Ein Amateurvideo, das der Wiener Stadtzeitung Falter zugespielt wurde, belastet jetzt die Polizei, aber vor allem das Sanitäterteam. Das von einem Nachbarn gefilmte Video, das am Montag auch in den ORF-Nachrichten gesendet wurde, zeigt einen reglos am Boden liegenden Mann mit Handschellen. Minutenlang stehen eine Polizistin und mindestens ein Sanitäter auf ihm. Andere drücken ihn auf die Straße. Der Rettungsarzt steht unbeteiligt dahinter.

Als der Mann dann in den Rettungswagen gelegt wird, kippt sein Kopf mehrmals nach hinten. Noch immer werden keine Wiederbelebungsversuche unternommen. Mit diesen Bildern konfrontiert, suspendierte der Rettungschefarzt Alfred Kaff alle Mitglieder des Sanitäterteams. Das „Büro für interne Angelegenheiten“ im Innenministerium ermittelt. Die Staatsanwaltschaft Wien hat ein Verfahren wegen fahrlässiger Tötung unter besonders gefährlichen Umständen eingeleitet. Darauf stehen bis zu drei Jahre Haft.

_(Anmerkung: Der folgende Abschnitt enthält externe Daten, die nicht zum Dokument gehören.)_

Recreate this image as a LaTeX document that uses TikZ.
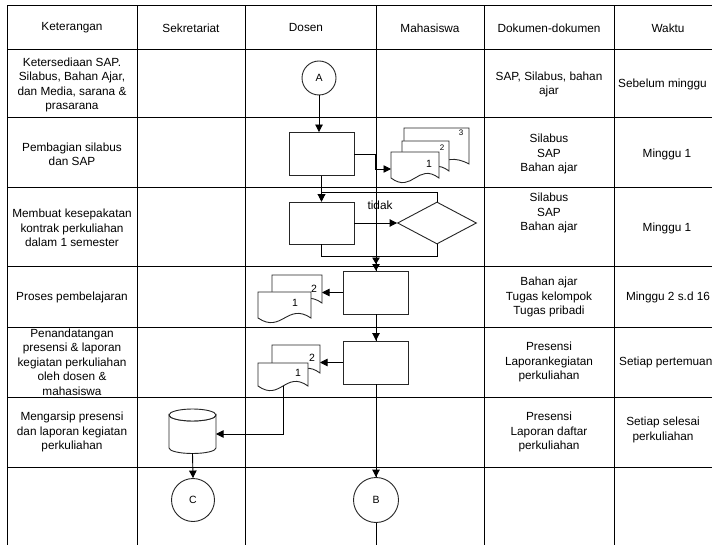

Die beteiligten Polizisten wurden nicht dienstfrei gestellt. Polizei und Rettung waren vom Leiter des Afrikadorfs, Erfried Malle, gerufen worden. Er habe sich von dem Afrikaner bedroht gefühlt und sei in sein Auto geflüchtet. Cheibani W. habe darauf sein Auto attackiert und den Türgriff herausgerissen. Zeugen wollen aber gesehen haben, wie Malle angefahren sei und den Mauretanier mit der Hand im Griff mitgeschleift habe. Was den Stimmungswandel des als freundlich bekannten Mannes bewirkt hat, ist unbekannt. Vermutungen, der Mann sei drogensüchtig gewesen, wurden von seinen Freunden nicht bestätigt. Der Mann lebte seit vielen Jahren in Wien, war mit einer Österreicherin verheiratet und der Polizei nie aufgefallen. Insgesamt werden 30 Zeugen vernommen. Der endgültige Autopsiebericht wird in frühestens einer Woche vorliegen. Die Todesumstände des Cheibani W. erinnern an den Fall des Nigerianers Marcus Omofuma, der 1999 bei seiner Abschiebung im Flugzeug starb. Er war wegen Gegenwehr mit Klebebändern an den Sitz gefesselt und geknebelt worden. Auch bei ihm war der Todeskampf noch als Widerstand gegen die Staatsgewalt gedeutet worden. Das Afrikadorf, wo man afrikanisches Kunsthandwerk kaufen kann, wurde nach dem Tod von Cheibani W. geschlossen.